File Collection Merging
File merging is used for log sources that produce a large number of log files.
The file merging process concatenates multiple files into a single log file, thereby increasing the efficiency of file processing. File merging does not work for files pulled by LogLogic® Universal Collector and sent to LogLogic LMI.
File merging can be used:
- for any native file-pull rule
- when a rule execution results in many files
- for a pull of a single archive file that could be compressed such as .tar, .taz, .tar.Z, .tar.gz, .tar.bz2, .tgz
- when a pulled archive contains more than 5 files smaller than 1 MB in size. Otherwise, merging overhead becomes comparable to the overall file processing time.
You can specify archive types such as .zip or .bz2 for merging. When unpacked, the archive creates multiple small files in LogLogic LMI.
- See the list of sources for which file merging is not supported.
- Do not configure file merging when you want to leave the pulled files unmodified in any way.
To optimize file processing, the merged file should contain logs sorted on the log time stamp. It is assumed that each small file is already sorted by time. While concatenating files during merging, file merging sorts the files by file name.
The following file merging configuration parameters are specified in the fc.conf file. Whitespace is not allowed within the parameters.
The SearchKey parameter specifies rules for finding a sortable portion of the file name. When deciding on the SearchKey value, refer to the structure of the pulled archive file on the log source server, and derive the SearchKey based on original file names on the log source server.
The most obvious one is a time stamp embedded into the file name. If at the beginning of the file name, SearchKey is not needed. If in the middle of the file name, SearchKey specifies a printable character that precedes the timestamp. If several instances of this character precede the timestamp, specify a number immediately after the character. For example, for the file name file_A_B_12345678.txt, the timestamp 12345678 is preceded by an underscore. As three underscores are found before the timestamp, SearchKey=_3 makes sure the timestamp is extracted after the last underscore.

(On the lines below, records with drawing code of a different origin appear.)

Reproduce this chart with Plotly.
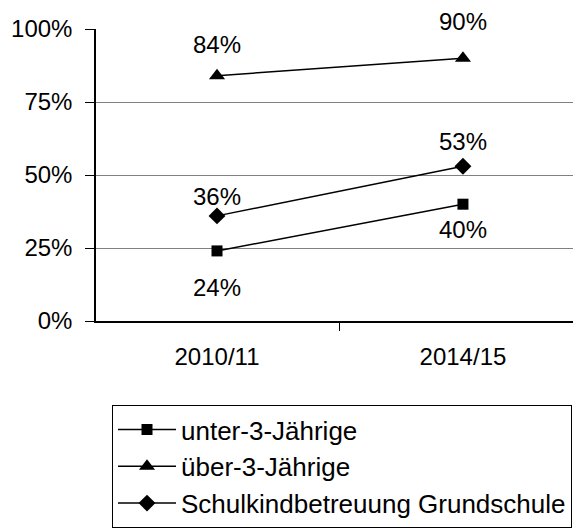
import plotly.graph_objects as go

categories = ["2010/11", "2014/15"]
series_names = ["unter-3-Jährige", "über-3-Jährige", "Schulkindbetreuung Grundschule"]
unter3 = [24, 40]
ueber3 = [84, 90]
schulkind = [36, 53]
y_ticks = [0, 25, 50, 75, 100]
y_tick_labels = ["0%", "25%", "50%", "75%", "100%"]

FONT = "Liberation Sans, Arial, sans-serif"
FS = 24
series = [
    (series_names[0], unter3, "square", 11, [-37, -25]),
    (series_names[1], ueber3, "triangle-up", 14, [31, 37]),
    (series_names[2], schulkind, "diamond", 13, [19, 25]),
]

fig = go.Figure()
for i, (name, vals, sym, size, shifts) in enumerate(series):
    fig.add_trace(go.Scatter(
        x=categories, y=vals, name=name, mode="lines+markers",
        line=dict(color="black", width=1.5),
        marker=dict(symbol=sym, size=size, color="black"),
        legendgroup=f"g{i}",
    ))
    for c, v, s in zip(categories, vals, shifts):
        fig.add_annotation(x=c, y=v, text=f"{v}%", showarrow=False,
                           yshift=s, font=dict(family=FONT, size=FS, color="black"))

# the page body has an 8px margin, so the figure is offset by 8px
fig.update_layout(
    width=573, height=521,
    margin=dict(l=88, r=0, t=21, b=208, autoexpand=False),
    paper_bgcolor="white", plot_bgcolor="white",
    font=dict(family=FONT, size=FS, color="black"),
    showlegend=True,
    legend=dict(
        x=0.033, y=-0.288, xanchor="left", yanchor="top",
        bordercolor="black", borderwidth=1, bgcolor="white",
        font=dict(family=FONT, size=26, color="black"),
        tracegroupgap=0, itemwidth=58,
    ),
)
fig.update_xaxes(
    type="category", range=[-0.492, 1.48],
    showgrid=False, showline=True, linecolor="black", linewidth=1.5,
    ticks="outside", tickson="boundaries", ticklen=8, tickcolor="black",
    ticklabelstandoff=13,
    tickfont=dict(family=FONT, size=FS),
)
fig.update_yaxes(
    range=[0, 100], tickvals=y_ticks, ticktext=y_tick_labels,
    showgrid=True, gridcolor="#808080", gridwidth=1,
    showline=True, linecolor="black", linewidth=1.5,
    ticks="outside", ticklen=9, tickcolor="black",
    ticklabelstandoff=8, zeroline=False,
    tickfont=dict(family=FONT, size=FS),
)
fig.write_html("out.html")
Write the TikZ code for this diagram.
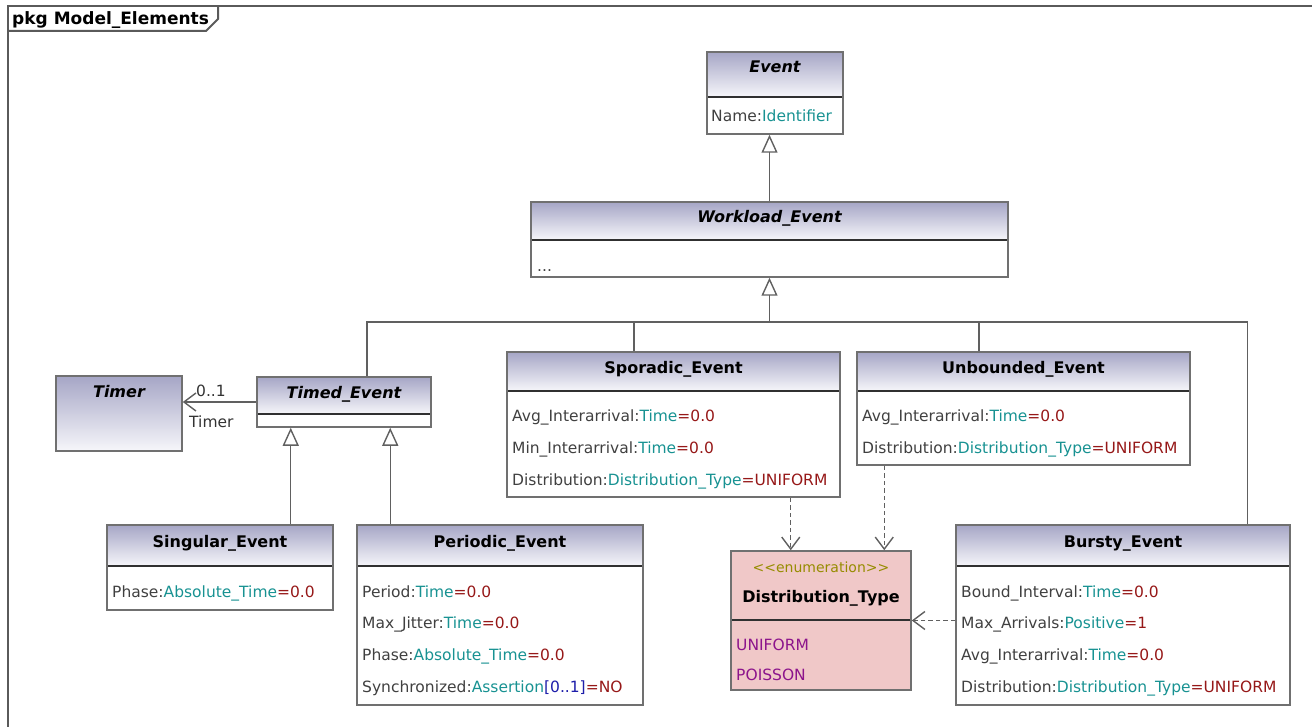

Usually, the user has no control over names of the small files. Whenever possible, the timestamp should appear at the beginning of the file name.
Sorting is performed on the portion of the file name that begins with the fragment; not the entire file name. Sorting is not mandatory; it helps to optimize log processing. After being sorted, the merged files generate a single file in which the logs are sorted. This makes file processing more efficient and the parsed data better aggregated.
- File merge works even if logs are not sorted.
- File sorting affects subsequent regex search. During regex search, the results are returned in order they are written into BFQ files.
- Sorting during merging does not affect the result of the Index search because the Index search sorts results by time.
- File parsing is not affected by sorting during file merging.
Sources that are not supported
File merging is not supported for the following sources:
- Data collected via TIBCO LogLogic® Universal Collector
- JDBC-based file pulls
- All of the file extensions: .gz, .bz2, .zip, .z, .Z
- .tar.z and .Z files: Merging of .tar.z and .Z is not supported as those files are treated purely as compressed files because of their .z and .Z extensions. LogLogic LMI checks the last extension and hence these files are not treated as archive files.